El éxito de la democracia no consiste
únicamente en disponer de la más perfecta estructura institucional imaginable.
Depende ineludiblemente de nuestros patrones reales de conducta y del funcionamiento
de las interacciones políticas y sociales.
Amartya
Sen
No hay peor bajeza
que aquella en la cual nos colocamos de manera voluntaria. Ninguno está libre
de ser subyugado, reducido gracias a la violencia ejercida por quienes escogen
los medios bárbaros para conquistar y mantener el poder. Es indiscutible que,
por diversas causas, la servidumbre puede llegar a nuestra vida e impedir su
satisfactorio desenvolvimiento. Empero, existe igualmente la posibilidad de
que, sin coerciones, un individuo se decante por anular su propio valor, poniéndose en una situación
criticable. No es un disparate menor. Porque, en síntesis, al optar por esa
determinación, hablamos de renunciar a la libertad, es decir, según Bakunin, no
tener dignidad. Lo llamativo es que, lejos de sufrir por esta deshumanización, haya personas empecinadas
en lograrlo. Es más, su consagración pasaría por acceder a ese ominoso estadio.

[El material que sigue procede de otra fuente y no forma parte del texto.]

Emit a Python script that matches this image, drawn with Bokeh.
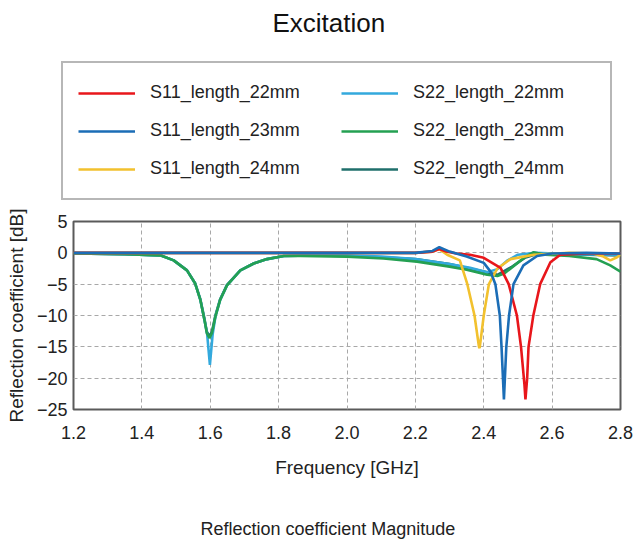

Las prerrogativas que brinda el mando gubernamental son
irresistibles para numerosos sujetos. Olviden la búsqueda de fines que permitan
el desarrollo, sobreponerse a los problemas sociales; sus
motivaciones son distintas. Es una verdad que
nos acompaña desde tiempos antiguos, contando con representantes a granel,
aunque no siempre del mismo tipo. Sucede que, mientras algunos aspiran a tomar las cumbres de mayor altura,
otros se inclinan por la medianía. Anoto que esto último no les parece del todo despreciable. Para ellos, lo
fundamental es tener un espacio que, por su cercanía con quien toma las
decisiones finales, les ofrezca privilegios
como el de la impunidad. No interesa que, debido a la falta de castigo al que, por ejemplo, transgrede las
normas, los ciudadanos pierdan confianza en instituciones y autoridades. Su mayor
preocupación gira en torno a la conservación del lugar que se les asigna dentro del régimen. Nada se descarta para precautelar ese puesto del casillero administrativo.
Tras
observar sus actuaciones, sospecho que varios ministros de Estado no conocen
del honor ni, menos aún, la vergüenza. Es también posible que sepan todo lo
referente al respecto, mas prefieran vivir en el más radical cinismo. Sus intervenciones de
naturaleza pública no dejan que tengamos otras alternativas para formular la
conclusión del caso. En diferentes oportunidades, sin gran preparación de por medio, se han aventurado a propalar
fantasías que persiguen la exculpación del gobernante.
Con este fin, fabrican versiones del pasado, incluso presente, que, en lugar de
provocar un rechazo multitudinario, desencadenan su exaltación. Por
consiguiente, como Critón, el famoso discípulo de Sócrates que le propuso
fugarse, ellos están al servicio de quien irrespeta las leyes, planeando evasiones o elaborando informes
absolutorios.
Pero ni siquiera las defensas vehementes, así como
vergonzosas, garantizan la inamovilidad. Es que, aun cuando su vanidad alimente otras creencias,
jamás estarán en condiciones de ser considerados imprescindibles. Son apenas
medios que tiene un régimen o, peor todavía, el autócrata para justificar
abusos, eludiendo responsabilidades en torno a sus funciones. En cualquier
momento, hasta por caprichos de carácter infantil, la pérdida del cargo puede materializarse bruscamente. No habrá
entonces ninguna conferencia de prensa, discurso, libro, entre otras ocurrencias, que sirva para salvarlos del despeñadero. Quizá, cuando la sensatez se recupere, una circunstancia
como ésta les sea útil con el objeto de notar cuán insignificantes son en un orden que sólo
encuentra dignidad entre sus secuaces más abyectos.